China is designing its next generation of trains that can carry passengers at a top speed of 500 kilometers (310 miles) an hour and cargo at 250km/h, with wheels that can adjust to fit different track gauges used around the world.
Under an ambitious government plan starting this year, the country is developing trains that can run on a hybrid-propulsion system that allows higher speeds, said Jia Limin, a professor at Beijing Jiaotong University.
Using the enhanced technology and expanded network, “China will have the experience to operate high-speed rail networks in the world’s most diverse geographic and climatic conditions, from deserts to alpine plateaus to rainforests”, said Jia during an interview in Hong Kong.
China’s high-speed rail network is designed to operate in harsh winters in the northeastern provinces, where winter temperatures can plummet to 40 degrees Celsius below freezing, to the world’s highest altitudes in the Tibet autonomous region, to deserts on its western frontiers.
The country is using high-speed rail as the next spearhead to gain a technological edge over the United States, Japan and Europe.
The domestic high-speed tracks already cover 20,000km, or 60 per cent of the world’s installed network. That will expand to 30,000km by 2020 and 45,000km by 2030, said Jia, who heads the Chinese program to develop fast trains.

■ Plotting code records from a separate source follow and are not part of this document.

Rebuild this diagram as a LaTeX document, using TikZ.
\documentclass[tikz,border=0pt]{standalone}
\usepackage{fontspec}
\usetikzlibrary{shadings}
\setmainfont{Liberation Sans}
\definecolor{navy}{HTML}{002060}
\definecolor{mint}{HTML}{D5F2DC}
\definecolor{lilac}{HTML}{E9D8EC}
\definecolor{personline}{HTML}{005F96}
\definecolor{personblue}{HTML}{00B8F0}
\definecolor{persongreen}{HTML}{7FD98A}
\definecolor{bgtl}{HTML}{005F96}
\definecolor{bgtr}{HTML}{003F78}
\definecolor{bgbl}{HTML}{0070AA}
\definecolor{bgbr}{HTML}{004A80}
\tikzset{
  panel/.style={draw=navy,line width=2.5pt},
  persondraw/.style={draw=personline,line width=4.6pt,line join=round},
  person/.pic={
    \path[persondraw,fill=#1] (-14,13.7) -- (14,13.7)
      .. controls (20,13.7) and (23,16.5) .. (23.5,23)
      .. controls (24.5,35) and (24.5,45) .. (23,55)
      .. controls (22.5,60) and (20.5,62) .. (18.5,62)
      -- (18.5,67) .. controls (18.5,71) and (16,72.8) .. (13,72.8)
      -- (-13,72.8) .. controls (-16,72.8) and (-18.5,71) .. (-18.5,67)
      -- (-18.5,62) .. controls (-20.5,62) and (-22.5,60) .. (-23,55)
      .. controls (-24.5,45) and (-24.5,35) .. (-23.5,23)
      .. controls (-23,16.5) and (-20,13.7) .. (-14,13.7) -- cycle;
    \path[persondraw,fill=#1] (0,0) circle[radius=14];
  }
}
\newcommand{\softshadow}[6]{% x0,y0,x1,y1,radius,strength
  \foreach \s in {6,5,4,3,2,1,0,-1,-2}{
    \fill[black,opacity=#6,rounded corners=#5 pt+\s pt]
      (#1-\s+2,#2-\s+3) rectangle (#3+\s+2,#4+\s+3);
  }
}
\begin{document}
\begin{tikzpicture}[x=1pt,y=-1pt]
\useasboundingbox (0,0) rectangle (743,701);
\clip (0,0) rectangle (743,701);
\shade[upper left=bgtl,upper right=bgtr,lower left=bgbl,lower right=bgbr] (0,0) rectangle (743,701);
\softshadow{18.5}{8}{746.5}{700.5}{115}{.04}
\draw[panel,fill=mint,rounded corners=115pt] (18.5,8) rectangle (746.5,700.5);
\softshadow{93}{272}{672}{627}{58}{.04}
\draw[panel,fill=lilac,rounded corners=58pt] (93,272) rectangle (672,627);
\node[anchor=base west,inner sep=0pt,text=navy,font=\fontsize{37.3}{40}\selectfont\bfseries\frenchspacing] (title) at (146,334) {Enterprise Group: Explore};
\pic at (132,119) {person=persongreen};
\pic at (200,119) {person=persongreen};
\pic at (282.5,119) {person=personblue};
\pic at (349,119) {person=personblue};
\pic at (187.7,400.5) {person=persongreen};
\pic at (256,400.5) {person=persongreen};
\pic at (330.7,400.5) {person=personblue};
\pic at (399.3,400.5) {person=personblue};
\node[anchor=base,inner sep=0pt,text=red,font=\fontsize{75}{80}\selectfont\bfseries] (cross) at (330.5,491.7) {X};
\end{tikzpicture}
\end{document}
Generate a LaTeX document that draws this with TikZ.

Chinese companies now have about 3,000km of high-speed rail contracts on their order books outside the country. Led by state-owned China Railway Rolling Stock, the firms have secured deals to build high-speed rail projects in Turkey, Indonesia, Thailand andRussia and are bidding for projects in Malaysia, the U.S. and South America.

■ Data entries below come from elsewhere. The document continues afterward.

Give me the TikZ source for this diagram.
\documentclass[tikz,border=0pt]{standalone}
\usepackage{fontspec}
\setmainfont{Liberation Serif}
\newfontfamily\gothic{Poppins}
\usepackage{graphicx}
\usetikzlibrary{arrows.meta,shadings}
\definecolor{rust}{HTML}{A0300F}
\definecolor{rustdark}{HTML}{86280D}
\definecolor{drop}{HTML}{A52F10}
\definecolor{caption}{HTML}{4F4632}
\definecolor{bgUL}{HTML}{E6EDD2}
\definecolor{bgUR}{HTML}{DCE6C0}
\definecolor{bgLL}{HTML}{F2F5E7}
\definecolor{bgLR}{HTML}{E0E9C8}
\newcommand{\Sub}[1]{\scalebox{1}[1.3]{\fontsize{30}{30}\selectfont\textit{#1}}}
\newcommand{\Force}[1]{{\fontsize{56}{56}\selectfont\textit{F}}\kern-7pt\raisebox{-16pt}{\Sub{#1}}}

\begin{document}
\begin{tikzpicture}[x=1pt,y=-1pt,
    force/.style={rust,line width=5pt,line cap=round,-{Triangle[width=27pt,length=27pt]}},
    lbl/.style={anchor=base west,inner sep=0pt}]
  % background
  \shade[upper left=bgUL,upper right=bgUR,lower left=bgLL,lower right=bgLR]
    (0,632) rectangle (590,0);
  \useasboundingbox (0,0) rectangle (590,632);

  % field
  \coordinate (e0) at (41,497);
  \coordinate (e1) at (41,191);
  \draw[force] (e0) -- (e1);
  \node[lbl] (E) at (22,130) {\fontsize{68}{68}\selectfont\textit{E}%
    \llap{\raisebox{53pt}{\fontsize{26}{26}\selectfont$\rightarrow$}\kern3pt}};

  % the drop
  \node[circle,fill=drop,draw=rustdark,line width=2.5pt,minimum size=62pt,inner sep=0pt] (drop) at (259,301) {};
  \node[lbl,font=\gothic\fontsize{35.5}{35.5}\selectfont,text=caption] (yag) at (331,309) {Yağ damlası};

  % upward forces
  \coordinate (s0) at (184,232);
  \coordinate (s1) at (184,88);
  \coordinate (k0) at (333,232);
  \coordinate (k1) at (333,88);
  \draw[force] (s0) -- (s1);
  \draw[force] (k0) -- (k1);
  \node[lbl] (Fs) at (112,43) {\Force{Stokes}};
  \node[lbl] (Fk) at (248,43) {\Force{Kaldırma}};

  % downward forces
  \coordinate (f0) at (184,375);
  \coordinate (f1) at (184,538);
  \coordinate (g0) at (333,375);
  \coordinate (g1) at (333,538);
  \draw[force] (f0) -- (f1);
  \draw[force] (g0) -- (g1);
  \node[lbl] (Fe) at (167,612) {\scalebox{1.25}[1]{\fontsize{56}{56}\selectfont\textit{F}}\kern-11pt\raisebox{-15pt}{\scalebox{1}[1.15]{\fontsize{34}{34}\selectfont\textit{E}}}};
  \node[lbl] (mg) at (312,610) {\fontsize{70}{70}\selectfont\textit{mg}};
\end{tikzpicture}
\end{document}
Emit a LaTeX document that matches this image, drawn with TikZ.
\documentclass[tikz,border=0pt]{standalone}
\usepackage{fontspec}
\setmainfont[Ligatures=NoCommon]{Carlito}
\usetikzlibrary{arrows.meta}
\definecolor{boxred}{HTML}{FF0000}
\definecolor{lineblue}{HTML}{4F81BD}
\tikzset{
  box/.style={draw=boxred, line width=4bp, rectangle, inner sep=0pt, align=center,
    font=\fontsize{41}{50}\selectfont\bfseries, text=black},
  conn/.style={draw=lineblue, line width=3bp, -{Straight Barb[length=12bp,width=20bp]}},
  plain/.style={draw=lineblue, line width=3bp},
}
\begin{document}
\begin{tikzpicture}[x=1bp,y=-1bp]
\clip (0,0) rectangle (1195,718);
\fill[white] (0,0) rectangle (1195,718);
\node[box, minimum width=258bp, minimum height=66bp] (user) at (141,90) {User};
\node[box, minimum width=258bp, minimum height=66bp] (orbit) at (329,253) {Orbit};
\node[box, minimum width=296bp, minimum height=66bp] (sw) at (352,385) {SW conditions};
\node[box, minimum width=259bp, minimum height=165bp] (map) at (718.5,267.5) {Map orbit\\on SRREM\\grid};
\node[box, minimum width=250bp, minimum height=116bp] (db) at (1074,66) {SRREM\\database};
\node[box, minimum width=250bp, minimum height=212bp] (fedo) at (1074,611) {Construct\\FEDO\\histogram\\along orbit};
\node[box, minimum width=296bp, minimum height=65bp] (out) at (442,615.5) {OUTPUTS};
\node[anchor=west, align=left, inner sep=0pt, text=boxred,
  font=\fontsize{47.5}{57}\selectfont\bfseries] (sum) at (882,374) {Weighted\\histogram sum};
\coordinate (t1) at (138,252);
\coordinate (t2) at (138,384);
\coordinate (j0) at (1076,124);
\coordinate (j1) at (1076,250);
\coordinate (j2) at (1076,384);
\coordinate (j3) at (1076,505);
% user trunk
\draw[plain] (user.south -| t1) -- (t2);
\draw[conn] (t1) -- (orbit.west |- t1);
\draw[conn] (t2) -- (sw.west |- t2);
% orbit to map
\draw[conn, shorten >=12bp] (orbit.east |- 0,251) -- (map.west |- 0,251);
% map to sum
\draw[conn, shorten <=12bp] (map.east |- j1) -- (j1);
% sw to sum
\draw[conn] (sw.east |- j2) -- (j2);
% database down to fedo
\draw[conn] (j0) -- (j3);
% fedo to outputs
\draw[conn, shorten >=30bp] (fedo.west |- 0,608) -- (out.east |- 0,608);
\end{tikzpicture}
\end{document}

The hybrid-propulsion systems can be driven by electrical power lines with backup from batteries and diesel engines.
There are also plans to test a next-generation bullet train capable of topping 600km/h (372 mph).

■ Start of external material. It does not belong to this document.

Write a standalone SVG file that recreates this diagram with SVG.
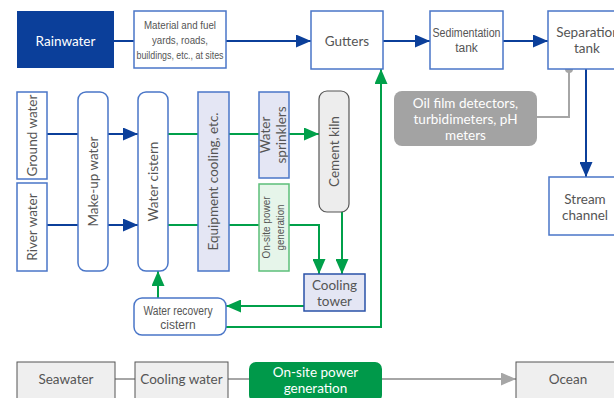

China wants to be the main builder for an overland rail network from Singapore in the southern tip of Southeast Asia northwards through Indochina and China, then westwards through central Asia and Europe.
The plan is part of the government’s so-called “one belt, one road” programme to recreate the ancient Silk Road trade routes. It calls for technology that can adapt to different train gauges used along the way from Southeast Asia’s metre-wide gauge to China’s 1.435-metre standard gauge to Russia’s 1.52-metre broad gauge.
Chinese companies invested nearly $15 billion in countries participating in Beijing’s new Silk Road initiative in 2015, up one-fifth from 2014. China has dedicated $40 billion to a Silk Road Fund and the idea was the driving force behind the establishment of the $50 billion Asian Infrastructure Investment Bank.